Scientists are developing a new device which would help 'hack into' world-famous physicist Stephen Hawking's brain and help him communicate more easily.
Professor Hawking, 70, has been working with scientists at Stanford University who are developing the iBrain, a device which picks up brain waves and communicates them via a computer, reports The Telegraph.
The 'A Brief History of Time' author, who has motor neurone disease, lost the power of speech nearly 30 years ago and uses a computer to communicate. However, his worsening condition is making that more and more difficult.
Phillip Low, a professor at Stanford University and inventor of the iBrain, has been working with Professor Hawking and researchers will unveil their latest findings next month.
"We'd like to find a way to bypass his body, pretty much hack his brain," Professor Low told The Telegraph.
"This is very exciting for us because it allows us to have a window into the brain. We're building technology that will allow humanity to have access to the human brain for the first time.
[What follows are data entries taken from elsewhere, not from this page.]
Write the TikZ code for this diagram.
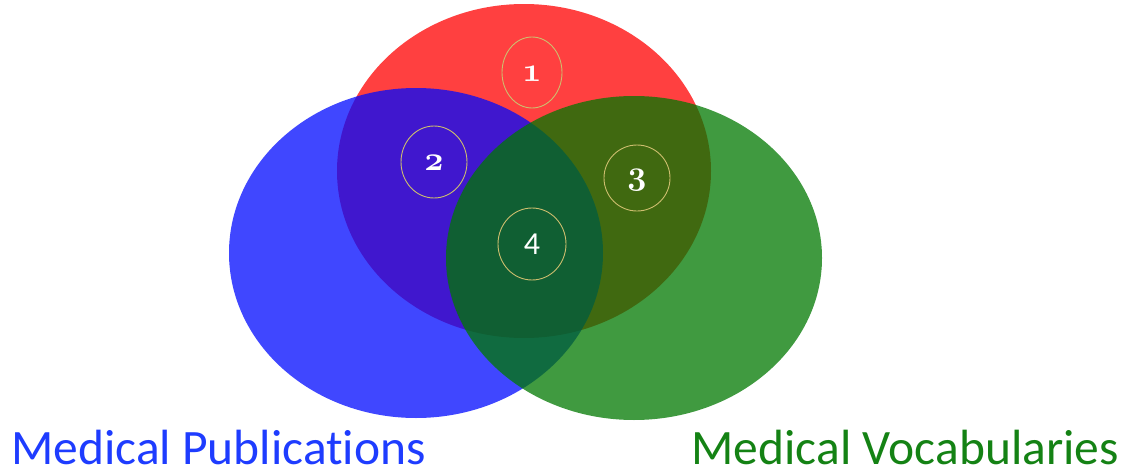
\documentclass[tikz,border=0pt]{standalone}
\usepackage{fontspec}
\setmainfont{Carlito}[Ligatures=NoCommon]
\newfontfamily\numfont[Numbers=OldStyle]{Latin Modern Roman}
\begin{document}
\begin{tikzpicture}[x=1pt,y=-1pt,
  setfill/.style={fill=#1,fill opacity=0.75,draw=none},
  ring/.style={draw=ringcol,line width=0.9pt},
  numtext/.style={text=white,font=\numfont\bfseries\fontsize{34}{34}\selectfont},
  tagtext/.style={font=\fontsize{49.5}{49.5}\selectfont,inner sep=0pt}]
\definecolor{setred}{RGB}{255,0,0}
\definecolor{setblue}{RGB}{0,10,255}
\definecolor{setgreen}{RGB}{0,120,0}
\definecolor{ringcol}{RGB}{205,190,110}
\definecolor{pubblue}{RGB}{30,60,255}
\definecolor{vocgreen}{RGB}{20,130,20}
\useasboundingbox (0,0) rectangle (1128,471);
% three overlapping sets
\fill[setfill=setred]   (524,171) ellipse [x radius=187, y radius=167];
\fill[setfill=setblue]  (416,253) ellipse [x radius=187, y radius=165];
\fill[setfill=setgreen] (634,258) ellipse [x radius=188, y radius=162];
% numbered regions
\draw[ring] (532,72.5) ellipse [x radius=30, y radius=35.5];
\draw[ring] (434,162) ellipse [x radius=33, y radius=36];
\draw[ring] (637,178) ellipse [x radius=33, y radius=33];
\draw[ring] (532,244) ellipse [x radius=34, y radius=36];
\node[numtext] (n1) at (532,74) {\oldstylenums{1}};
\node[numtext] (n2) at (434,163) {\oldstylenums{2}};
\node[numtext] (n3) at (637,180) {\oldstylenums{3}};
\node[text=white,font=\fontsize{32}{32}\selectfont] (n4) at (532,244) {4};
% set labels
\node[tagtext,text=pubblue,anchor=base west] (pub) at (11,464) {Medical Publications};
\node[tagtext,text=vocgreen,anchor=base east] (voc) at (1119,464) {Medical Vocabularies};
\end{tikzpicture}
\end{document}
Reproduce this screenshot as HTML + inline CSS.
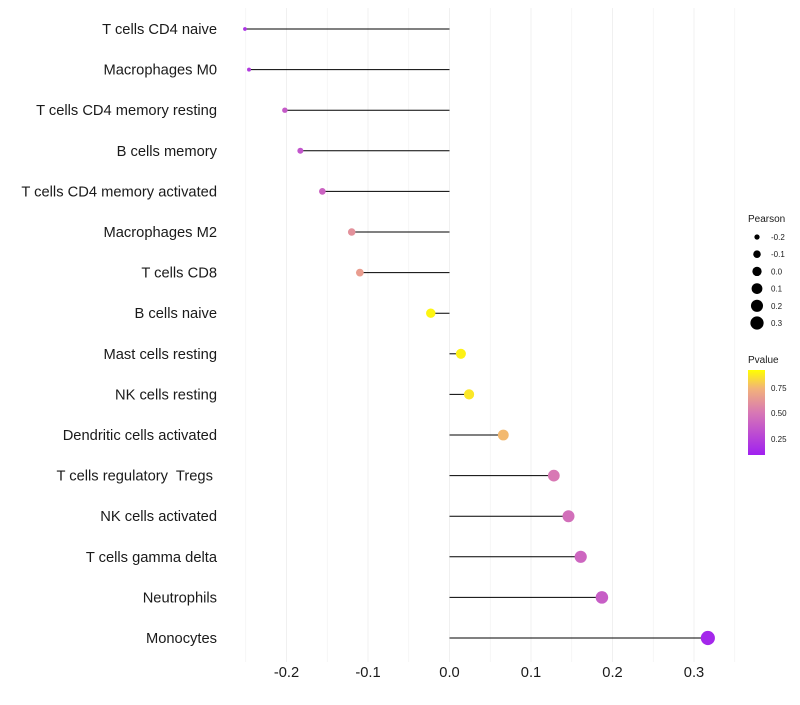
<!DOCTYPE html>
<html><head><meta charset="utf-8"><style>
body{margin:0;background:#fff;}
svg text{font-family:"Liberation Sans",sans-serif;fill:#1a1a1a;white-space:pre;}
</style></head><body>
<svg id="chart" width="800" height="700">
<defs><linearGradient id="pg" x1="0" y1="1" x2="0" y2="0">
<stop offset="0" stop-color="#a020f0"/><stop offset="0.5" stop-color="#d878b4"/><stop offset="0.78" stop-color="#f2b27a"/><stop offset="1" stop-color="#ffff00"/></linearGradient></defs>
<g id="grid"></g><g id="marks"></g><g id="labels"></g>
<g id="sleg"><text x="748" y="222" font-size="10">Pearson</text></g>
<g>
<text x="748" y="363" font-size="10">Pvalue</text>
<rect x="748" y="370" width="17" height="85" fill="url(#pg)"/>
<text x="771" y="391" font-size="8">0.75</text><text x="771" y="416" font-size="8">0.50</text><text x="771" y="442" font-size="8">0.25</text>
</g>
</svg>
<script>
const categories=["T cells CD4 naive","Macrophages M0","T cells CD4 memory resting","B cells memory","T cells CD4 memory activated","Macrophages M2","T cells CD8","B cells naive","Mast cells resting","NK cells resting","Dendritic cells activated","T cells regulatory  Tregs ","NK cells activated","T cells gamma delta","Neutrophils","Monocytes"];
const pearson=[-0.251,-0.246,-0.202,-0.183,-0.156,-0.12,-0.11,-0.023,0.014,0.024,0.066,0.128,0.146,0.161,0.187,0.317];
const pvalue=[0.1,0.15,0.33,0.3,0.38,0.62,0.68,0.97,0.96,0.93,0.8,0.5,0.45,0.4,0.35,0.04];
const xticks=[-0.2,-0.1,0.0,0.1,0.2,0.3];
const sizeLegend=[-0.2,-0.1,0.0,0.1,0.2,0.3];
const NS="http://www.w3.org/2000/svg";
const X=v=>449.5+v*815;
const Y=i=>29+i*40.6;
const R=v=>Math.sqrt(Math.max(1,24+82*v));
const stops=[[0,[160,32,240]],[0.5,[216,120,180]],[0.78,[242,178,122]],[1,[255,255,0]]];
function col(p){for(let k=1;k<stops.length;k++){if(p<=stops[k][0]){const a=stops[k-1],b=stops[k],t=(p-a[0])/(b[0]-a[0]);return "rgb("+a[1].map((c,j)=>Math.round(c+(b[1][j]-c)*t)).join(",")+")";}}return "rgb(255,255,0)";}
function mk(t,a,p){const e=document.createElementNS(NS,t);for(const k in a)e.setAttribute(k,a[k]);p.appendChild(e);return e;}
const grid=document.getElementById("grid"),marks=document.getElementById("marks"),labels=document.getElementById("labels"),sleg=document.getElementById("sleg");
for(let v=-0.25;v<=0.376;v+=0.05){const g=mk("line",{x1:X(v),x2:X(v),y1:8,y2:662,stroke:"#f0f0f0","stroke-width":Math.abs(Math.round(v*20))%2?0.6:1},grid);

}
xticks.forEach(v=>{const t=mk("text",{x:X(v),y:677,"font-size":14.7,"text-anchor":"middle"},labels);t.textContent=v.toFixed(1);

});
categories.forEach((c,i)=>{
const t=mk("text",{x:217,y:Y(i)+5,"font-size":14.7,"text-anchor":"end"},labels);t.textContent=c;


const l=mk("line",{x1:X(0),x2:X(pearson[i]),y1:Y(i),y2:Y(i),stroke:"#000","stroke-width":1},marks);


const d=mk("circle",{cx:X(pearson[i]),cy:Y(i),r:R(pearson[i]),fill:col(pvalue[i])},marks);


});
sizeLegend.forEach((v,i)=>{const y=237+i*17.2;
const c=mk("circle",{cx:757,cy:y,r:R(v)*0.95,fill:"#000"},sleg);


const t=mk("text",{x:771,y:y+3,"font-size":8},sleg);t.textContent=v.toFixed(1);

});
</script>
</body></html>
"The emergence of such biomarkers opens the possibility to link intended movements to a library of words and convert them into speech, thus providing motor neurone sufferers with communication tools more dependent on the brain than on the body."
The device, which is smaller than a matchbox, was fitted onto a headband with a series of neurotransmitters inside it. Prof Hawkins was asked to think about scrunching his right hand into a ball and scientists hope the pattern created in the brain can be converted to words and sentences.
It is hoped the iBrain could also be used to treat sleep disorders and even quickly diagnose autism.
"This is the first step to personalized medicine," Prof. Low added.